Kazakistan’da faaliyet gösteren bir insan hakları örgütü olan ATAYURT, bir açıklama yaparak bir kaç hafta önce Doğu Türkistan’dan kaçarak Kazakistan’a 23 yaşındaki Kazak Türkünü Çin’e sınır dışı eedek Çin’e teslim etmemeye çağırdı. Örgüt ayarıca Abai’in Çin’e tesliim edilmesi durumunda baskı, zulüm ve hatta idam cezasına çarptırılabileceğini bildirdi.
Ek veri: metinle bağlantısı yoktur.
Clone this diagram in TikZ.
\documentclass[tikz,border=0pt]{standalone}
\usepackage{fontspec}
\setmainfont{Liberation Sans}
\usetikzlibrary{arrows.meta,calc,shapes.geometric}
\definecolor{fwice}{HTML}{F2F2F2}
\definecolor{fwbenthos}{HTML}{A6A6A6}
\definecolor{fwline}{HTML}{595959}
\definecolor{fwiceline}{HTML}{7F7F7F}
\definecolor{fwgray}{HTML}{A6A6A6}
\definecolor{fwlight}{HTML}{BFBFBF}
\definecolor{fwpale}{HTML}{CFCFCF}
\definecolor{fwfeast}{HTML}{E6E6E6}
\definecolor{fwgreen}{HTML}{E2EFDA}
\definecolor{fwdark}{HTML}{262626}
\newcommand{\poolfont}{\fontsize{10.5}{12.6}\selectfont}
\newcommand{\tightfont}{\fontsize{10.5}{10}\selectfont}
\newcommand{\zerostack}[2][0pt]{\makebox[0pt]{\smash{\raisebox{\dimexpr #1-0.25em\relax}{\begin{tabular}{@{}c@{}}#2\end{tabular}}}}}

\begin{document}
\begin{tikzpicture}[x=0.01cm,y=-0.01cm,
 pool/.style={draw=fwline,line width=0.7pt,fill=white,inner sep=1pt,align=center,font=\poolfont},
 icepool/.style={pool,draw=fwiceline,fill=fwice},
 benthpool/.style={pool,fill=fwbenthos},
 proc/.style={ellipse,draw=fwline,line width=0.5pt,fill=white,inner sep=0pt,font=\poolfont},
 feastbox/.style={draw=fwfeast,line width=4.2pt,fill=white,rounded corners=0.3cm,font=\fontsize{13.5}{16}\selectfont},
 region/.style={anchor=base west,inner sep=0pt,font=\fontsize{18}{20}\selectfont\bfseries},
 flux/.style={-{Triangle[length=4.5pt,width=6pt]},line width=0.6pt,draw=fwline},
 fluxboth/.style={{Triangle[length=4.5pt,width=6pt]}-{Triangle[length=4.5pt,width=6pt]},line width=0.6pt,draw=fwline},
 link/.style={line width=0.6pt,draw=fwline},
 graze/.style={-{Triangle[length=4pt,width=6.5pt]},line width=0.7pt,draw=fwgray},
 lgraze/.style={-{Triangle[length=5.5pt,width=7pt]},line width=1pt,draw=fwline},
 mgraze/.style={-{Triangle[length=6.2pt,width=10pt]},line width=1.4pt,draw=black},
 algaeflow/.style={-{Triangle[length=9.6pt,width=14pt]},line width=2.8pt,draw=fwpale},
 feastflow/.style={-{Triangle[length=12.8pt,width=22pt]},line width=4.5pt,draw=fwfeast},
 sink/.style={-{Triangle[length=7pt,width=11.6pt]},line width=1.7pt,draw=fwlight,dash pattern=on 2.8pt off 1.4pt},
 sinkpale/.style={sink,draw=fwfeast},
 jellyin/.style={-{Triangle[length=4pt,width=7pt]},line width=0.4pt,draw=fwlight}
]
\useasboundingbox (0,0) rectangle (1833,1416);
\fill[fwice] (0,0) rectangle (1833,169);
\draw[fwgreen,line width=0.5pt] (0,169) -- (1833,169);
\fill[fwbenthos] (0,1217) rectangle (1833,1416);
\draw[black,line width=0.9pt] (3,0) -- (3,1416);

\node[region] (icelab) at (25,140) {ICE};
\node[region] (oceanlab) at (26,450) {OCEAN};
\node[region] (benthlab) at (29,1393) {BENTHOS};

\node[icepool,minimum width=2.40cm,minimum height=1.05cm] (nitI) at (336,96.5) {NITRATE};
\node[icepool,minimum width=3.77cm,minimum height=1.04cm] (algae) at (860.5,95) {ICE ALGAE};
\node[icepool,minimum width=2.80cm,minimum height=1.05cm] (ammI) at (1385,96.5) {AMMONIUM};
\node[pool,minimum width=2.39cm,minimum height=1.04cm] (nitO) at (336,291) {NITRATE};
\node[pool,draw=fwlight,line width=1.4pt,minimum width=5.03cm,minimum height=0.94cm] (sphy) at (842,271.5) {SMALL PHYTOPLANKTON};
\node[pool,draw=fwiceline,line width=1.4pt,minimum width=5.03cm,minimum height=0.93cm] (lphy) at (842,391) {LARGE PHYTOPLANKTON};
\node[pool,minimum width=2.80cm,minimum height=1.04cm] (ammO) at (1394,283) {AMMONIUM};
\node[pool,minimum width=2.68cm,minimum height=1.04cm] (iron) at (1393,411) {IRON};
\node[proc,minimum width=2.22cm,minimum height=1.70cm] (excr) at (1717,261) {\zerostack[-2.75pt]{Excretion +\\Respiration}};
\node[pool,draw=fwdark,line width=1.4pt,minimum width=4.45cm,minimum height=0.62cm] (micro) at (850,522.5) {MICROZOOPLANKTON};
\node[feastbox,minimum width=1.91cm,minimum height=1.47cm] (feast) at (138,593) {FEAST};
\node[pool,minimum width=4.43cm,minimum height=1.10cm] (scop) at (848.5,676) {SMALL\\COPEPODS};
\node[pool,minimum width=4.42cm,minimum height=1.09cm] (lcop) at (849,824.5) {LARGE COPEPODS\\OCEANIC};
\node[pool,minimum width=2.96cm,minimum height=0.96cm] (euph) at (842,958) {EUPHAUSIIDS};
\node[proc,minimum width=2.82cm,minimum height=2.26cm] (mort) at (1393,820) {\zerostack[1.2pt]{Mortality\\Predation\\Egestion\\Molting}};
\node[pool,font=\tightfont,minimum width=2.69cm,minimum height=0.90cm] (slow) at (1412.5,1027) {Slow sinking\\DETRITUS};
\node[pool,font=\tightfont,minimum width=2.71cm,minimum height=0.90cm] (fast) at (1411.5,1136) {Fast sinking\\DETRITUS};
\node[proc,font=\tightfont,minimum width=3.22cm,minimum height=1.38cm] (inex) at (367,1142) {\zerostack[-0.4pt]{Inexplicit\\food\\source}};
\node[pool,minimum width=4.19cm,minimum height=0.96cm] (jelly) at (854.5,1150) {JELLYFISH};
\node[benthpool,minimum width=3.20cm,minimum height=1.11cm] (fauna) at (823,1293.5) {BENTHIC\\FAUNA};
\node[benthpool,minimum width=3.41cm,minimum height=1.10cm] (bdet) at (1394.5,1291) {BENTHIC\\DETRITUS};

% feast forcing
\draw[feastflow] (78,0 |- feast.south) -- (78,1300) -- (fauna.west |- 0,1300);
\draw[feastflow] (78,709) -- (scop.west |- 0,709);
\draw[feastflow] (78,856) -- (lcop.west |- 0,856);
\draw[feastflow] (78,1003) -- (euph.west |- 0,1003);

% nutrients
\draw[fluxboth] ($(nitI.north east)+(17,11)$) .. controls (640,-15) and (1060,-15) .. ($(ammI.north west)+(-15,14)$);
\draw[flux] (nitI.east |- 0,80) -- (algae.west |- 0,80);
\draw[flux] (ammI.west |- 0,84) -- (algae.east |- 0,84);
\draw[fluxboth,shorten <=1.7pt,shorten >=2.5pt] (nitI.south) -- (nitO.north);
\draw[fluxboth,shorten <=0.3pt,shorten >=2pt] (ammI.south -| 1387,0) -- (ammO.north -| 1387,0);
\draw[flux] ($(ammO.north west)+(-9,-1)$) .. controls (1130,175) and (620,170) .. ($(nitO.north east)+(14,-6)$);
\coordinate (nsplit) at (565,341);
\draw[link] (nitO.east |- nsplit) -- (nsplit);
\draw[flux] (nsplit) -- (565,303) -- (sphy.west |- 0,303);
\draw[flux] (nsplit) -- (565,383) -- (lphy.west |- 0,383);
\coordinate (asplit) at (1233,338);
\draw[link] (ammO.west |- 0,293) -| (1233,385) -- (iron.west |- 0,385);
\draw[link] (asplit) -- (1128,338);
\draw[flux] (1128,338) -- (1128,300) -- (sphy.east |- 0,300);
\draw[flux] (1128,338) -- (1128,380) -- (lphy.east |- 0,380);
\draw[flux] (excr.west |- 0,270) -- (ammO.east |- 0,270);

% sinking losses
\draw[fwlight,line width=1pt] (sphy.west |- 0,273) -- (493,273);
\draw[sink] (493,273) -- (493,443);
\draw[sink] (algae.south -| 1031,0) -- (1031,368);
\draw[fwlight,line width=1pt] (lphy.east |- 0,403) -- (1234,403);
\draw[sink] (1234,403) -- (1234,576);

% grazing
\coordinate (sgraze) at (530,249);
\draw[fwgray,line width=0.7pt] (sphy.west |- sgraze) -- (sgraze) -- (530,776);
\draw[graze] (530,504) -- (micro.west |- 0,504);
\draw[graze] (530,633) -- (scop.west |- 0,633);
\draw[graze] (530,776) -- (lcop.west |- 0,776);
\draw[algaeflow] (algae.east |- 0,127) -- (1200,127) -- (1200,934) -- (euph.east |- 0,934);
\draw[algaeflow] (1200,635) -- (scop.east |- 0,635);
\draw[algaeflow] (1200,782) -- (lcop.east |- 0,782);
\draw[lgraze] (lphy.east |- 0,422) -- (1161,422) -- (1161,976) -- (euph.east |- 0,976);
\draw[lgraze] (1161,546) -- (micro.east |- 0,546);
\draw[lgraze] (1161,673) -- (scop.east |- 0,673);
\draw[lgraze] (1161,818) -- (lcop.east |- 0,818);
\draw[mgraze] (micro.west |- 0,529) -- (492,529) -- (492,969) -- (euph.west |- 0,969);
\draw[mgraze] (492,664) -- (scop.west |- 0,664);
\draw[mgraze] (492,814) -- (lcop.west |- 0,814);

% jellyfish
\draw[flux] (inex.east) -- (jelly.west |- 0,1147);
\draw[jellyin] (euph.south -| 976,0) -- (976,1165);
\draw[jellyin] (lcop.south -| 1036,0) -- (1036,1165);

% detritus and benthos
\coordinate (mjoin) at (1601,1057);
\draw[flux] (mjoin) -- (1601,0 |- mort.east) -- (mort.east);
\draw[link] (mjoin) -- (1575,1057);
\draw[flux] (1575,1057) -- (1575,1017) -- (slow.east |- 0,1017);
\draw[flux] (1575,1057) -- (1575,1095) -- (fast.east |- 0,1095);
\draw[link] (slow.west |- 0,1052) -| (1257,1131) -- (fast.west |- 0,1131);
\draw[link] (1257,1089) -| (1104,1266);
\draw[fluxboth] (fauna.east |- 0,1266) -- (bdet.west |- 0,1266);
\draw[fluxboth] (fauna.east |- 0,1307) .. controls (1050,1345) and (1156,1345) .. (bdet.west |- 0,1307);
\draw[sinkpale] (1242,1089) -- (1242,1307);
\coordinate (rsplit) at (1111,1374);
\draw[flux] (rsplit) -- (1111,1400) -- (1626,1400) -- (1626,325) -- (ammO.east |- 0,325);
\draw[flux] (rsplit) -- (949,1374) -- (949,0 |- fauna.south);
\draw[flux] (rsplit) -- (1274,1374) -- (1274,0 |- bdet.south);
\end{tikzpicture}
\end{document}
Atayurt açıklamasında Doğu Türkistanlı Kazak Türkü Sığınmacı Yerganat Abai’in Kazak polisi tarafından göz altına alınarak tutuklandığını halen hapiste tutulduğunu de açıkladı.
Kazak Sığınmacı Abai Yarkent/Jarkent ilçesinde Tutuklu
Atayurt İnsan Hakları Grubun açıklamasında Çin vatandaşı olan Yerganat Abai’nin Çin işgalindeki Doğu Türkistan’ın Kazakistan sınırına 40 kilometre uzaklıktaki Alma-Ata eyaletinin Yarkent/Zarkent ilçesindeki Panfilov isimli bir gözaltı merkezinde tutulduğunun tahmin edildiğini bildirdi.
Atayurt Gurubunun Konu İle İlgili Açıklamasının ana başlıkları Şöyle ;
- Çin uyruklu Doğu Türkistanlı Kazak Yerganat Abai 27 Mart’ta Kazakistan’a giriş yaptı ve dört gün sonra 01 Nisan’da Almatı’ya gelerek Atayurt’tan yardım talebinde bulundu. da örgütten yardım istedi. Kendisinin Doğu Türkistan’ın İli bölgesine bağlı Gulca şehrine bağlı bir Köyde yaşadığını söyledi.
- Doğu Türkistanlı Kazak sığınmacı Yerganat Abai Kazakistan Ulusal Güvenlik tarafından her an gizlice Çin’e sınır dışı edilebilir.
- Çünkü, Atayurt veya başka hiç bir kişi veya kurum onun tam durumunu bilmiyor. Ancak Abai’in durumu uluslararası toplum nezdinde gündeme getirilebilirse(dünyaya duyurulursa) bu durumun Kazak hükümeti nezdinde etkisi olabilir.
Bileşoğlu : Doğu Türkistan’da Şu Anda En Az 2 Milyon Türk Kamplarda Esir
Amerika Birleşik Devletleri’nde sürgünde yaşayan Atayurt İnsan Hakları Gurubu eski başkanı Serikcan Bilaşoğlu yaptığı açıklamada 2017’den beri İşgal yönetiminin topluca gözaltına alarak Toplama Kamplarında esir tuttuğu sayının en az 2 milyon civarında olduğunu açıklayarak şunları söyledi : ” ,Doğu Türkistan’da yaşayan pek çok Uygur,Kazak ve diğer Türk gençleri sistematik olarak göz alatına alınıyor ve daha sonra çeşitli suç isnatları ile tutuklanıyorlar.Bu gençler daha sonra tutuldukları Eğitim merkezleri adını verdikleri Toplama Kamplarının yanında devasa Üretim Tesislerinde Köle/İşçi olarak zorla çalıştırıyorlar. Bir bölümü ise merkezi Çin’deki endüstri bölgelerine transfer ediliyorlar. Bu genç esir işçiler Çin anakarasındaki fabrikalarda, çoğunlukla sağlığa zararlı kimyasal üretim yapan tesislerde çok düşük ücretlerle zorla çalıştırıyorlar. Çin işgal yönetiminin bu uygulamadan gerçek amacı ise onlar ailerinden,sevdikleriniden ve ana vatanlarından zorla kopararak merkezi Çin’deki etnik Çinliler arasında eritmek ve assimile etmektir. ÇKP Yönetimi bu insanlık dışı uygulamalara derhal sonvermelidir.Uluslararası toplum da bu etnik soykırıma sessiz ve kayıtsız kalmamalıdır.” şeklinde konuştu.